What you should do:
Copy out each line exactly; pictures stay out of the copy.

>> Start Source excerpt

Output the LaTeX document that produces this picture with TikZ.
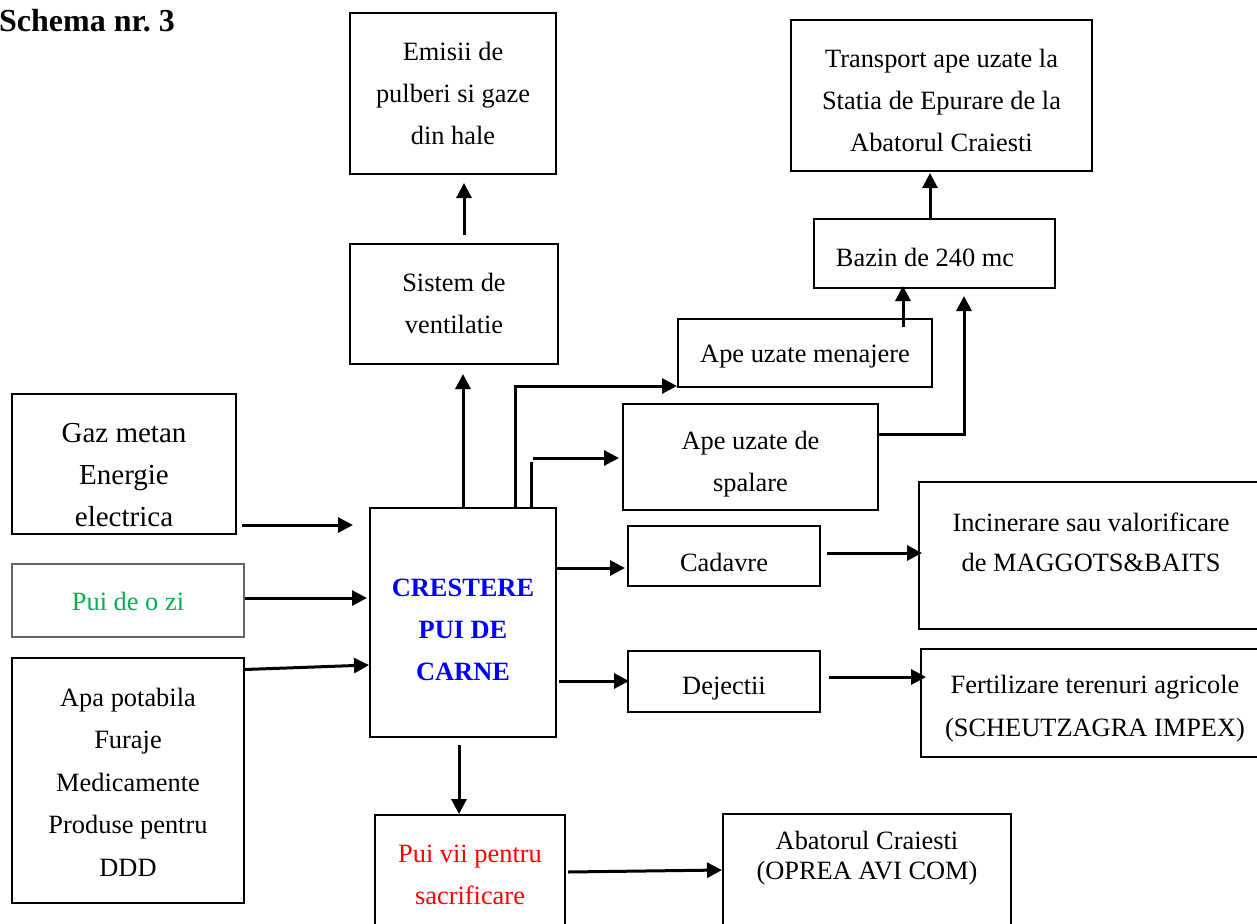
\documentclass[tikz,border=0pt]{standalone}
\usepackage{fontspec}
\setmainfont{Liberation Serif}
\usetikzlibrary{arrows.meta,calc}
\definecolor{puigreen}{RGB}{0,176,80}
\begin{document}
\begin{tikzpicture}[x=1pt,y=-1pt,
  box/.style={draw, line width=2pt, inner sep=0pt},
  txt/.style={align=center, font=\fontsize{26.4}{42}\selectfont, inner sep=0pt},
  arr/.style={line width=3pt, -{Triangle[length=15pt,width=15pt]}},
  ln/.style={line width=3pt}]
\useasboundingbox (0,0) rectangle (1257,923);

\node[font=\bfseries\fontsize{32}{36}\selectfont, anchor=west, inner sep=0pt] (title) at (-1,21) {Schema nr.~3};

% boxes
\node[box,minimum width=206pt,minimum height=161pt] (emisii) at (453,93.5) {};
\node[txt] (emisiit) at (453,93) {Emisii de\\pulberi si gaze\\din hale};

\node[box,minimum width=301pt,minimum height=151pt] (transport) at (941.5,95.5) {};
\node[txt] (transportt) at (941.5,100) {Transport ape uzate la\\Statia de Epurare de la\\Abatorul Craiesti};

\node[box,minimum width=241pt,minimum height=69pt] (bazin) at (934.5,253.5) {};
\node[txt] (bazint) at (925,257) {Bazin de 240 mc};

\node[box,minimum width=208pt,minimum height=120pt] (sistem) at (454,304) {};
\node[txt] (sistemt) at (454,303) {Sistem de\\ventilatie};

\node[box,minimum width=254pt,minimum height=68pt] (menajere) at (805,353) {};
\node[txt] (menajeret) at (805,357) {Ape uzate menajere};

\node[box,minimum width=255pt,minimum height=106pt] (spalare) at (750.5,457) {};
\node[txt] (spalaret) at (750.5,464) {Ape uzate de\\spalare};

\node[box,minimum width=224pt,minimum height=140pt] (gaz) at (124,464) {};
\node[txt,font=\fontsize{29}{42}\selectfont] (gazt) at (124,475) {Gaz metan\\Energie\\electrica};

\node[draw=black!60, line width=1.5pt, inner sep=0pt, minimum width=232pt,minimum height=73pt] (puizi) at (128,600.5) {};
\node[txt,text=puigreen] (puizit) at (128,601) {Pui de o zi};

\node[box,minimum width=232pt,minimum height=245pt] (apa) at (128,780.5) {};
\node[txt,font=\fontsize{26.4}{42.5}\selectfont] (apat) at (128,782) {Apa potabila\\Furaje\\Medicamente\\Produse pentru\\DDD};

\node[box,minimum width=186pt,minimum height=229pt] (crestere) at (463,622.5) {};
\node[txt,font=\bfseries\fontsize{26.4}{42}\selectfont,text=blue] (creseret) at (463,630) {CRESTERE\\PUI DE\\CARNE};

\node[box,minimum width=192pt,minimum height=60pt] (cadavre) at (724,556) {};
\node[txt] (cadavret) at (724,562) {Cadavre};

\node[box,minimum width=350pt,minimum height=147pt] (incin) at (1094,555.5) {};
\node[txt,font=\fontsize{26.4}{40}\selectfont] (incint) at (1091,542) {Incinerare sau valorificare\\de MAGGOTS\&BAITS};

\node[box,minimum width=192pt,minimum height=61pt] (dejectii) at (724,681.5) {};
\node[txt] (dejectiit) at (724,689) {Dejectii};

\node[box,minimum width=348pt,minimum height=108pt] (fert) at (1095,703) {};
\node[txt,font=\fontsize{26.4}{43}\selectfont] (fertt) at (1095,709) {Fertilizare terenuri agricole\\(SCHEUTZAGRA IMPEX)};

\node[box,minimum width=190pt,minimum height=125pt] (puivii) at (470,877.5) {};
\node[txt,text=red] (puiviit) at (470,875) {Pui vii pentru\\sacrificare};

\node[box,minimum width=288pt,minimum height=126pt] (abator) at (867,877) {};
\node[txt,font=\fontsize{26.4}{30}\selectfont] (abatort) at (867,858) {Abatorul Craiesti\\(OPREA AVI COM)};

% connectors
\draw[arr,shorten <=8pt,shorten >=8pt] ([xshift=10pt]sistem.north) -- ([xshift=11pt]emisii.south);
\draw[arr,shorten >=9pt] (crestere.north) -- (crestere.north |- sistem.south);
\draw[arr] ([xshift=52pt]crestere.north) |- ([yshift=2pt]menajere.south west);
\draw[ln] ([xshift=68pt]crestere.north) -- ++(0,-45);
\coordinate (sp0) at (533,458);
\draw[arr,shorten >=3pt] (sp0) -- (sp0 -| spalare.west);
\draw[arr] ([yshift=23pt]spalare.east) -| ([xshift=29.5pt,yshift=-7pt]bazin.south);
\draw[arr] ([xshift=98pt,yshift=-9pt]menajere.north) -- ([xshift=-31.5pt,yshift=3pt]bazin.south);
\draw[arr,shorten >=1pt] ([xshift=-4.5pt]bazin.north) -- ([xshift=-11.5pt]transport.south);
\coordinate (gz0) at ([shift={(5pt,-61pt)}]gaz.east);
\draw[arr,shorten >=16pt] (gz0) -- (gz0 -| crestere.west);
\draw[arr,shorten >=2pt] ([yshift=2.5pt]puizi.east) -- ([yshift=2.5pt]puizi.east -| crestere.west);
\draw[arr] ([yshift=111pt]apa.east) -- ([yshift=-42.5pt]crestere.west);
\draw[arr,shorten >=2pt] ([yshift=54.5pt]crestere.east) -- ([yshift=54.5pt]crestere.east -| cadavre.west);
\draw[arr] ([shift={(2pt,-58.5pt)}]crestere.east) -- ([shift={(2pt,-58.5pt)}]crestere.east -| dejectii.west);
\draw[arr,shorten >=2pt] ([shift={(6pt,3pt)}]cadavre.east) -- ([shift={(6pt,3pt)}]cadavre.east -| incin.west);
\draw[arr,shorten >=2pt] ([shift={(8pt,4.5pt)}]dejectii.east) -- ([shift={(8pt,4.5pt)}]dejectii.east -| fert.west);
\draw[arr] ([shift={(-4pt,-7pt)}]crestere.south) -- ([xshift=-11pt]puivii.north);
\draw[arr] ([shift={(2pt,5.5pt)}]puivii.east) -- ([yshift=7pt]abator.west);
\end{tikzpicture}
\end{document}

>> End Source excerpt

Task answer:
Output the LaTeX document that produces this picture with TikZ.
\documentclass[tikz,border=0pt]{standalone}
\usepackage{fontspec}
\setmainfont{Liberation Serif}
\usetikzlibrary{arrows.meta,calc}
\definecolor{puigreen}{RGB}{0,176,80}
\begin{document}
\begin{tikzpicture}[x=1pt,y=-1pt,
  box/.style={draw, line width=2pt, inner sep=0pt},
  txt/.style={align=center, font=\fontsize{26.4}{42}\selectfont, inner sep=0pt},
  arr/.style={line width=3pt, -{Triangle[length=15pt,width=15pt]}},
  ln/.style={line width=3pt}]
\useasboundingbox (0,0) rectangle (1257,923);

\node[font=\bfseries\fontsize{32}{36}\selectfont, anchor=west, inner sep=0pt] (title) at (-1,21) {Schema nr.~3};

% boxes
\node[box,minimum width=206pt,minimum height=161pt] (emisii) at (453,93.5) {};
\node[txt] (emisiit) at (453,93) {Emisii de\\pulberi si gaze\\din hale};

\node[box,minimum width=301pt,minimum height=151pt] (transport) at (941.5,95.5) {};
\node[txt] (transportt) at (941.5,100) {Transport ape uzate la\\Statia de Epurare de la\\Abatorul Craiesti};

\node[box,minimum width=241pt,minimum height=69pt] (bazin) at (934.5,253.5) {};
\node[txt] (bazint) at (925,257) {Bazin de 240 mc};

\node[box,minimum width=208pt,minimum height=120pt] (sistem) at (454,304) {};
\node[txt] (sistemt) at (454,303) {Sistem de\\ventilatie};

\node[box,minimum width=254pt,minimum height=68pt] (menajere) at (805,353) {};
\node[txt] (menajeret) at (805,357) {Ape uzate menajere};

\node[box,minimum width=255pt,minimum height=106pt] (spalare) at (750.5,457) {};
\node[txt] (spalaret) at (750.5,464) {Ape uzate de\\spalare};

\node[box,minimum width=224pt,minimum height=140pt] (gaz) at (124,464) {};
\node[txt,font=\fontsize{29}{42}\selectfont] (gazt) at (124,475) {Gaz metan\\Energie\\electrica};

\node[draw=black!60, line width=1.5pt, inner sep=0pt, minimum width=232pt,minimum height=73pt] (puizi) at (128,600.5) {};
\node[txt,text=puigreen] (puizit) at (128,601) {Pui de o zi};

\node[box,minimum width=232pt,minimum height=245pt] (apa) at (128,780.5) {};
\node[txt,font=\fontsize{26.4}{42.5}\selectfont] (apat) at (128,782) {Apa potabila\\Furaje\\Medicamente\\Produse pentru\\DDD};

\node[box,minimum width=186pt,minimum height=229pt] (crestere) at (463,622.5) {};
\node[txt,font=\bfseries\fontsize{26.4}{42}\selectfont,text=blue] (creseret) at (463,630) {CRESTERE\\PUI DE\\CARNE};

\node[box,minimum width=192pt,minimum height=60pt] (cadavre) at (724,556) {};
\node[txt] (cadavret) at (724,562) {Cadavre};

\node[box,minimum width=350pt,minimum height=147pt] (incin) at (1094,555.5) {};
\node[txt,font=\fontsize{26.4}{40}\selectfont] (incint) at (1091,542) {Incinerare sau valorificare\\de MAGGOTS\&BAITS};

\node[box,minimum width=192pt,minimum height=61pt] (dejectii) at (724,681.5) {};
\node[txt] (dejectiit) at (724,689) {Dejectii};

\node[box,minimum width=348pt,minimum height=108pt] (fert) at (1095,703) {};
\node[txt,font=\fontsize{26.4}{43}\selectfont] (fertt) at (1095,709) {Fertilizare terenuri agricole\\(SCHEUTZAGRA IMPEX)};

\node[box,minimum width=190pt,minimum height=125pt] (puivii) at (470,877.5) {};
\node[txt,text=red] (puiviit) at (470,875) {Pui vii pentru\\sacrificare};

\node[box,minimum width=288pt,minimum height=126pt] (abator) at (867,877) {};
\node[txt,font=\fontsize{26.4}{30}\selectfont] (abatort) at (867,858) {Abatorul Craiesti\\(OPREA AVI COM)};

% connectors
\draw[arr,shorten <=8pt,shorten >=8pt] ([xshift=10pt]sistem.north) -- ([xshift=11pt]emisii.south);
\draw[arr,shorten >=9pt] (crestere.north) -- (crestere.north |- sistem.south);
\draw[arr] ([xshift=52pt]crestere.north) |- ([yshift=2pt]menajere.south west);
\draw[ln] ([xshift=68pt]crestere.north) -- ++(0,-45);
\coordinate (sp0) at (533,458);
\draw[arr,shorten >=3pt] (sp0) -- (sp0 -| spalare.west);
\draw[arr] ([yshift=23pt]spalare.east) -| ([xshift=29.5pt,yshift=-7pt]bazin.south);
\draw[arr] ([xshift=98pt,yshift=-9pt]menajere.north) -- ([xshift=-31.5pt,yshift=3pt]bazin.south);
\draw[arr,shorten >=1pt] ([xshift=-4.5pt]bazin.north) -- ([xshift=-11.5pt]transport.south);
\coordinate (gz0) at ([shift={(5pt,-61pt)}]gaz.east);
\draw[arr,shorten >=16pt] (gz0) -- (gz0 -| crestere.west);
\draw[arr,shorten >=2pt] ([yshift=2.5pt]puizi.east) -- ([yshift=2.5pt]puizi.east -| crestere.west);
\draw[arr] ([yshift=111pt]apa.east) -- ([yshift=-42.5pt]crestere.west);
\draw[arr,shorten >=2pt] ([yshift=54.5pt]crestere.east) -- ([yshift=54.5pt]crestere.east -| cadavre.west);
\draw[arr] ([shift={(2pt,-58.5pt)}]crestere.east) -- ([shift={(2pt,-58.5pt)}]crestere.east -| dejectii.west);
\draw[arr,shorten >=2pt] ([shift={(6pt,3pt)}]cadavre.east) -- ([shift={(6pt,3pt)}]cadavre.east -| incin.west);
\draw[arr,shorten >=2pt] ([shift={(8pt,4.5pt)}]dejectii.east) -- ([shift={(8pt,4.5pt)}]dejectii.east -| fert.west);
\draw[arr] ([shift={(-4pt,-7pt)}]crestere.south) -- ([xshift=-11pt]puivii.north);
\draw[arr] ([shift={(2pt,5.5pt)}]puivii.east) -- ([yshift=7pt]abator.west);
\end{tikzpicture}
\end{document}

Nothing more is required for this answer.